═════ Records supplied ═════

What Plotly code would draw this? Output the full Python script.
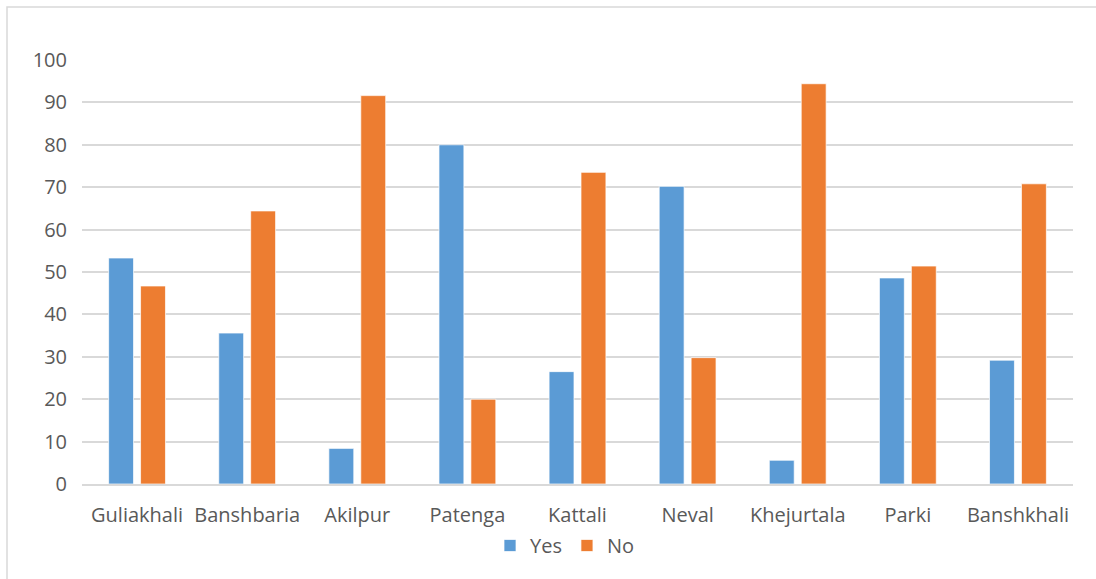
import plotly.graph_objects as go

# Survey responses per location (percent)
locations = ["Guliakhali", "Banshbaria", "Akilpur", "Patenga", "Kattali",
             "Neval", "Khejurtala", "Parki", "Banshkhali"]
yes_values = [53.3, 35.6, 8.4, 80.0, 26.5, 70.2, 5.6, 48.6, 29.2]
no_values = [46.7, 64.4, 91.6, 20.0, 73.5, 29.8, 94.4, 51.4, 70.8]
y_ticks = [0, 10, 20, 30, 40, 50, 60, 70, 80, 90, 100]

W, H = 1096, 579
ML, MR, MT, MB = 82, 23, 60, 95
FONT = "Open Sans"
TEXT_COLOR = "#595959"
GRID = "#D9D9D9"

fig = go.Figure()
fig.add_trace(go.Bar(
    name="Yes", x=locations, y=yes_values,
    marker=dict(color="#5B9BD5", line=dict(color="rgba(255,255,255,0.7)", width=1)),
))
fig.add_trace(go.Bar(
    name="No", x=locations, y=no_values,
    marker=dict(color="#ED7D31", line=dict(color="rgba(255,255,255,0.7)", width=1)),
))

pw = W - ML - MR
ph = H - MT - MB
# outer chart border, expressed in paper coordinates
x0 = (7 - ML) / pw
x1 = (W + 5 - ML) / pw
y1 = (H - 7 - MB) / ph
y0 = (H - 585 - MB) / ph

fig.update_layout(
    width=W, height=H,
    margin=dict(l=ML, r=MR, t=MT, b=MB, autoexpand=False),
    paper_bgcolor="white", plot_bgcolor="white",
    barmode="group", bargap=0.42, bargroupgap=0.22,
    font=dict(family=FONT, size=20, color=TEXT_COLOR),
    showlegend=True,
    legend=dict(orientation="h", x=(490 - ML) / pw, xanchor="left",
                y=(H - 526 - MB) / ph, yanchor="top",
                bgcolor="rgba(0,0,0,0)",
                font=dict(family=FONT, size=20, color=TEXT_COLOR),
                itemwidth=30, traceorder="normal"),
    shapes=[dict(type="rect", xref="paper", yref="paper", x0=x0, x1=x1, y0=y0, y1=y1,
                 line=dict(color="#D9D9D9", width=1.5), layer="below")],
)
fig.update_xaxes(showgrid=False, showline=True, linecolor=GRID, linewidth=2,
                 ticks="", automargin=False, ticklabelstandoff=12,
                 tickfont=dict(family=FONT, size=20, color=TEXT_COLOR))
fig.update_yaxes(range=[0, 100], tickvals=y_ticks, showgrid=True, gridcolor=GRID,
                 gridwidth=1.5, zeroline=False, showline=False, ticks="",
                 ticklabelstandoff=14, automargin=False,
                 tickfont=dict(family=FONT, size=20, color=TEXT_COLOR))

fig.write_html("out.html")
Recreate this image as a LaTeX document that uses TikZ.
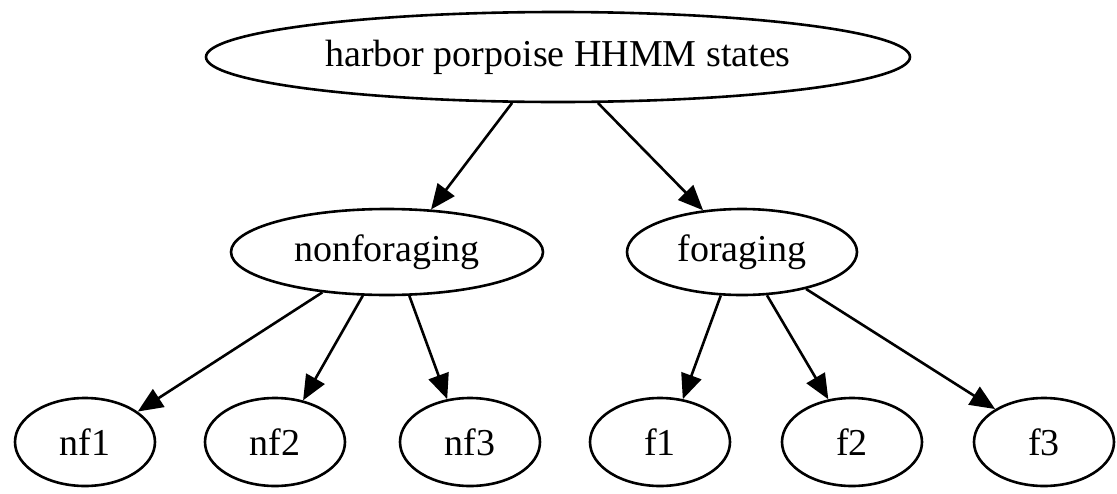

═════

**What needs to be done**
Restate word for word only the lines from where the entries begin through the one with "y0 = (H - 585 - MB) / ph"; omit the pictures.

**Exercise result**
What Plotly code would draw this? Output the full Python script.
import plotly.graph_objects as go

# Survey responses per location (percent)
locations = ["Guliakhali", "Banshbaria", "Akilpur", "Patenga", "Kattali",
             "Neval", "Khejurtala", "Parki", "Banshkhali"]
yes_values = [53.3, 35.6, 8.4, 80.0, 26.5, 70.2, 5.6, 48.6, 29.2]
no_values = [46.7, 64.4, 91.6, 20.0, 73.5, 29.8, 94.4, 51.4, 70.8]
y_ticks = [0, 10, 20, 30, 40, 50, 60, 70, 80, 90, 100]

W, H = 1096, 579
ML, MR, MT, MB = 82, 23, 60, 95
FONT = "Open Sans"
TEXT_COLOR = "#595959"
GRID = "#D9D9D9"

fig = go.Figure()
fig.add_trace(go.Bar(
    name="Yes", x=locations, y=yes_values,
    marker=dict(color="#5B9BD5", line=dict(color="rgba(255,255,255,0.7)", width=1)),
))
fig.add_trace(go.Bar(
    name="No", x=locations, y=no_values,
    marker=dict(color="#ED7D31", line=dict(color="rgba(255,255,255,0.7)", width=1)),
))

pw = W - ML - MR
ph = H - MT - MB
# outer chart border, expressed in paper coordinates
x0 = (7 - ML) / pw
x1 = (W + 5 - ML) / pw
y1 = (H - 7 - MB) / ph
y0 = (H - 585 - MB) / ph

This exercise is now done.